▶ _What to produce_
Everything from the opening line of the records below through the line with "plt.rcParams['font.family'] = ['Liberation Sans', 'DejaVu" must be duplicated exactly, pictures left out.

▶ _Data shown_
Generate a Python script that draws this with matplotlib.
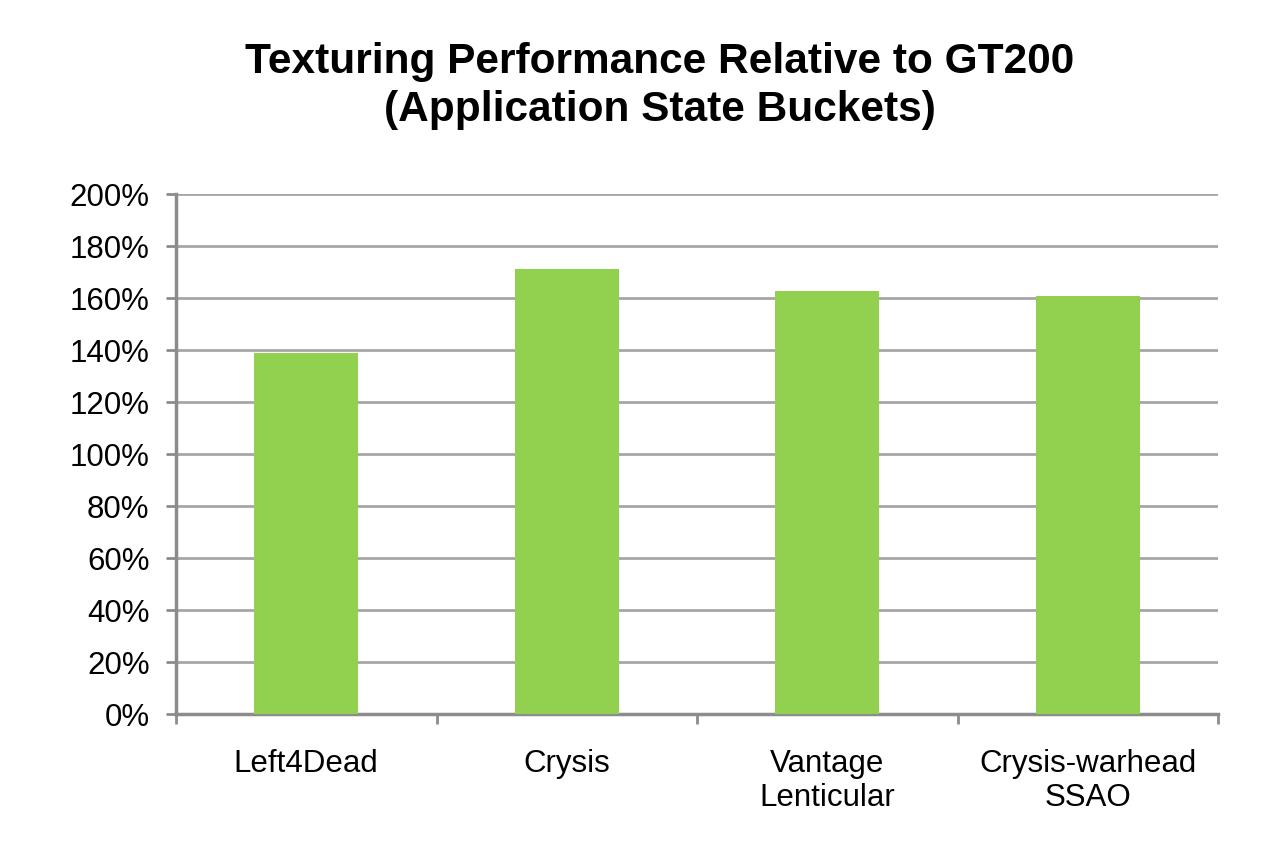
import matplotlib
matplotlib.use("Agg")
import matplotlib.pyplot as plt
from matplotlib.ticker import FuncFormatter, FixedLocator
import numpy as np

plt.rcParams['font.family'] = ['Liberation Sans', 'DejaVu Sans']

categories = ["Left4Dead", "Crysis", "Vantage\nLenticular", "Crysis-warhead\nSSAO"]
values = [139, 171.3, 162.7, 160.8]
title = "Texturing Performance Relative to GT200\n(Application State Buckets)"

fig = plt.figure(figsize=(12.8, 8.56), dpi=100)
ax = fig.add_axes([176/1280, 1 - 714/856, (1218-176)/1280, (714-194)/856])

x = np.arange(len(categories))
ax.bar(x, values, width=0.4, color="#92D050", zorder=3)

ax.set_xlim(-0.5, len(categories) - 0.5)
ax.set_ylim(0, 200)
ax.set_yticks(np.arange(0, 201, 20))
ax.yaxis.set_major_formatter(FuncFormatter(lambda v, p: f"{int(v)}%"))
ax.yaxis.grid(True, color="#A6A6A6", linewidth=2, zorder=1)
ax.set_axisbelow(True)

ax.set_xticks(x)
ax.set_xticklabels(categories, fontsize=22.5, linespacing=1.2)
ax.tick_params(axis='x', length=0, pad=25)
ax.xaxis.set_minor_locator(FixedLocator(np.arange(-0.5, len(categories), 1.0)))
ax.tick_params(axis='x', which='minor', length=7, width=2, color="#8C8C8C")
ax.tick_params(axis='y', labelsize=22.5, length=7, width=2, color="#8C8C8C", pad=12)

for s in ['top', 'right']:
    ax.spines[s].set_visible(False)
for s in ['left', 'bottom']:
    ax.spines[s].set_color("#8C8C8C")
    ax.spines[s].set_linewidth(2.5)

fig.text(660/1280, 1 - 86/856, title, ha='center', va='center', fontsize=30.5,
         fontweight='bold', linespacing=1.25)

fig.savefig("out.png", dpi=100, facecolor="white")
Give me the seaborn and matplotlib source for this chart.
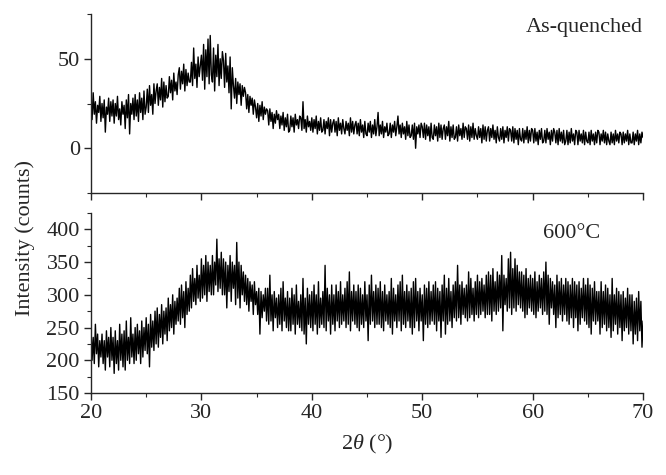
"""
XRD patterns: as-quenched vs 600°C annealed sample.
"""
import numpy as np
import pandas as pd
import matplotlib
matplotlib.use('Agg')
import matplotlib.pyplot as plt
from matplotlib.ticker import MultipleLocator
import seaborn as sns

sns.set_style("ticks")
plt.rcParams['font.family'] = ['Liberation Serif', 'DejaVu Serif']
plt.rcParams['mathtext.fontset'] = 'custom'
plt.rcParams['mathtext.rm'] = 'Liberation Serif'
plt.rcParams['mathtext.it'] = 'Liberation Serif:italic'
plt.rcParams['font.size'] = 15

# 2theta grid of the scan (0.1 deg step, 20..70)
two_theta = np.linspace(20, 70, 501)

# intensity, one row per degree (20.0 ... 20.9)
as_quenched = [
    28, 16, 31, 19, 26, 14, 24, 20, 29, 15,
    25, 17, 27, 9, 23, 19, 28, 15, 26, 18,
    27, 14, 25, 18, 29, 16, 22, 13, 26, 19,
    24, 11, 27, 17, 30, 8, 25, 19, 28, 16,
    30, 18, 27, 15, 31, 20, 28, 16, 32, 19,
    23, 33, 20, 35, 24, 30, 19, 36, 25, 32,
    36, 24, 34, 27, 39, 23, 37, 26, 35, 28,
    29, 40, 31, 38, 27, 42, 32, 37, 30, 41,
    45, 33, 43, 36, 47, 32, 44, 35, 42, 37,
    37, 48, 35, 56, 39, 47, 34, 51, 40, 46,
    52, 38, 58, 33, 55, 40, 61, 36, 63, 41,
    37, 56, 32, 52, 40, 58, 35, 50, 39, 54,
    49, 34, 53, 37, 46, 31, 51, 22, 45, 35,
    28, 39, 25, 37, 30, 36, 24, 35, 29, 34,
    31, 22, 30, 20, 29, 24, 28, 19, 27, 23,
    17, 25, 15, 24, 18, 26, 16, 23, 19, 22,
    21, 13, 22, 15, 20, 11, 19, 14, 21, 16,
    19, 11, 18, 13, 20, 10, 17, 12, 19, 9,
    10, 18, 12, 17, 9, 19, 13, 16, 11, 18,
    17, 10, 26, 11, 16, 9, 18, 12, 15, 10,
    17, 9, 16, 11, 18, 8, 15, 10, 17, 9,
    10, 16, 8, 15, 11, 17, 7, 16, 9, 14,
    16, 9, 15, 7, 17, 10, 14, 8, 16, 11,
    8, 15, 10, 14, 7, 17, 9, 15, 8, 13,
    15, 8, 14, 7, 16, 9, 13, 6, 15, 8,
    7, 14, 9, 15, 6, 13, 8, 16, 7, 12,
    20, 7, 13, 8, 15, 6, 12, 9, 14, 7,
    8, 14, 6, 13, 9, 15, 7, 12, 18, 8,
    13, 6, 14, 8, 12, 5, 15, 7, 13, 6,
    7, 13, 5, 14, 0, 12, 8, 13, 6, 14,
    12, 6, 14, 5, 13, 7, 12, 4, 14, 6,
    5, 13, 7, 12, 4, 14, 6, 13, 5, 11,
    13, 5, 12, 7, 15, 4, 12, 6, 13, 5,
    6, 12, 4, 13, 7, 11, 5, 14, 6, 12,
    11, 5, 13, 4, 12, 6, 14, 5, 11, 7,
    5, 12, 6, 11, 3, 13, 5, 12, 4, 10,
    12, 4, 11, 6, 13, 5, 10, 3, 12, 6,
    4, 11, 5, 12, 3, 10, 6, 12, 4, 11,
    10, 4, 12, 3, 11, 5, 10, 2, 11, 5,
    4, 11, 3, 10, 5, 12, 3, 10, 4, 11,
    10, 3, 11, 4, 9, 2, 10, 5, 11, 3,
    4, 10, 3, 11, 5, 9, 2, 10, 4, 11,
    9, 3, 10, 2, 11, 4, 9, 3, 10, 2,
    4, 10, 2, 9, 3, 11, 4, 8, 2, 10,
    9, 2, 10, 4, 8, 3, 10, 2, 9, 4,
    3, 9, 2, 10, 4, 8, 2, 9, 3, 10,
    9, 2, 8, 4, 10, 3, 9, 2, 8, 4,
    2, 9, 3, 8, 2, 10, 4, 8, 3, 9,
    8, 2, 9, 3, 8, 4, 10, 2, 8, 3,
    3, 9, 2, 8, 4, 10, 2, 8, 3, 9,
    6,
]

annealed_600 = [
    250, 200, 235, 195, 255, 210, 240, 190, 230, 205,
    240, 195, 230, 185, 245, 205, 235, 190, 250, 200,
    235, 180, 245, 195, 230, 185, 255, 200, 240, 190,
    245, 185, 260, 200, 235, 195, 265, 205, 240, 195,
    250, 200, 255, 210, 245, 195, 260, 205, 250, 215,
    265, 210, 255, 190, 270, 220, 260, 215, 275, 225,
    280, 220, 270, 235, 285, 225, 275, 240, 280, 230,
    295, 245, 285, 250, 300, 240, 290, 255, 295, 260,
    310, 255, 315, 265, 305, 250, 320, 270, 310, 275,
    330, 280, 340, 290, 325, 285, 345, 295, 330, 290,
    355, 295, 345, 300, 360, 290, 350, 305, 345, 300,
    360, 300, 350, 315, 385, 305, 355, 310, 365, 300,
    355, 300, 350, 280, 345, 305, 360, 290, 350, 310,
    345, 285, 380, 295, 350, 280, 345, 300, 335, 290,
    330, 285, 325, 275, 320, 290, 315, 270, 320, 285,
    305, 270, 310, 240, 305, 265, 300, 275, 310, 260,
    310, 255, 330, 260, 300, 245, 305, 265, 295, 250,
    300, 255, 310, 245, 320, 260, 295, 250, 305, 245,
    295, 245, 310, 255, 300, 240, 315, 255, 290, 250,
    300, 245, 325, 240, 295, 225, 310, 255, 300, 250,
    305, 245, 315, 255, 300, 240, 320, 250, 295, 255,
    305, 250, 345, 245, 310, 260, 300, 240, 315, 255,
    300, 245, 315, 260, 305, 250, 320, 255, 300, 260,
    310, 250, 320, 255, 335, 245, 305, 260, 315, 255,
    305, 250, 315, 245, 310, 255, 300, 250, 320, 260,
    300, 230, 315, 255, 330, 260, 305, 250, 315, 255,
    310, 255, 320, 250, 305, 245, 315, 260, 300, 255,
    305, 250, 325, 240, 310, 260, 300, 250, 315, 260,
    320, 245, 330, 255, 305, 250, 315, 260, 305, 250,
    310, 240, 320, 250, 325, 260, 305, 245, 310, 260,
    300, 230, 315, 255, 310, 250, 320, 255, 305, 260,
    315, 255, 320, 245, 310, 260, 305, 235, 315, 260,
    330, 240, 310, 255, 325, 260, 305, 250, 315, 265,
    320, 260, 345, 265, 315, 255, 320, 270, 310, 265,
    315, 260, 335, 265, 325, 270, 310, 260, 320, 270,
    330, 265, 320, 270, 325, 275, 315, 265, 330, 270,
    335, 270, 330, 260, 340, 275, 320, 270, 335, 275,
    330, 280, 360, 245, 330, 285, 325, 275, 355, 280,
    365, 270, 340, 280, 355, 275, 345, 285, 335, 280,
    335, 275, 330, 265, 340, 270, 325, 280, 330, 275,
    325, 270, 335, 265, 320, 275, 330, 280, 325, 270,
    335, 275, 350, 270, 330, 255, 325, 280, 320, 270,
    315, 250, 330, 265, 320, 270, 325, 260, 315, 270,
    325, 260, 320, 255, 315, 265, 325, 250, 320, 265,
    315, 245, 320, 255, 310, 265, 325, 260, 315, 255,
    325, 250, 315, 240, 310, 260, 320, 255, 305, 260,
    305, 240, 320, 250, 305, 255, 315, 245, 310, 250,
    300, 235, 325, 245, 300, 255, 310, 240, 305, 250,
    300, 230, 305, 245, 295, 250, 310, 240, 300, 245,
    300, 225, 290, 240, 295, 230, 305, 245, 290, 220,
    260,
]

panels = [
    ('As-quenched', as_quenched, (-25, 75), [0, 50]),
    ('600°C', annealed_600, (150, 425), [150, 200, 250, 300, 350, 400]),
]

fig = plt.figure(figsize=(6.66, 4.75), dpi=100)
ax_top = fig.add_axes([0.1366, 0.5937, 0.829, 0.3768])
ax_bot = fig.add_axes([0.1366, 0.1726, 0.829, 0.379])

for ax, (label, vals, ylim, yticks) in zip([ax_top, ax_bot], panels):
    df = pd.DataFrame({'two_theta': two_theta, 'intensity': vals})
    sns.lineplot(data=df, x='two_theta', y='intensity', ax=ax,
                 color='black', linewidth=1.0, estimator=None)
    ax.set_xlim(20, 70)
    ax.set_ylim(*ylim)
    ax.set_yticks(yticks)
    ax.xaxis.set_major_locator(MultipleLocator(10))
    ax.xaxis.set_minor_locator(MultipleLocator(5))
    ax.yaxis.set_minor_locator(MultipleLocator(25))
    ax.set_xlabel('')
    ax.set_ylabel('')
    for side in ['top', 'right']:
        ax.spines[side].set_visible(False)
    for side in ['left', 'bottom']:
        ax.spines[side].set_linewidth(1.0)
    ax.tick_params(which='major', direction='out', length=5, width=1.0,
                   labelsize=16, pad=3)
    ax.tick_params(which='minor', direction='out', length=3, width=0.8)

ax_top.tick_params(axis='x', labelbottom=False)

ax_top.text(1.0, 0.98, 'As-quenched', transform=ax_top.transAxes,
            ha='right', va='top', fontsize=16)
ax_bot.text(0.87, 0.94, '600°C', transform=ax_bot.transAxes,
            ha='center', va='top', fontsize=16)

ax_bot.set_xlabel(r'2$\theta$ (°)', fontsize=16, labelpad=7)
fig.text(0.038, 0.5, 'Intensity (counts)', rotation=90,
         ha='center', va='center', fontsize=16)

plt.savefig('out.png', dpi=100)
plt.close()
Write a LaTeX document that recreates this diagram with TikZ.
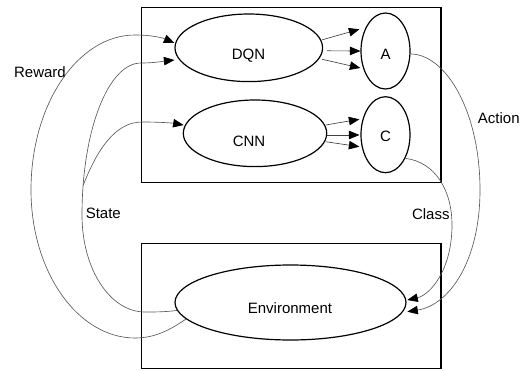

▶ _The answer_
Generate a Python script that draws this with matplotlib.
import matplotlib
matplotlib.use("Agg")
import matplotlib.pyplot as plt
from matplotlib.ticker import FuncFormatter, FixedLocator
import numpy as np

plt.rcParams['font.family'] = ['Liberation Sans', 'DejaVu Sans']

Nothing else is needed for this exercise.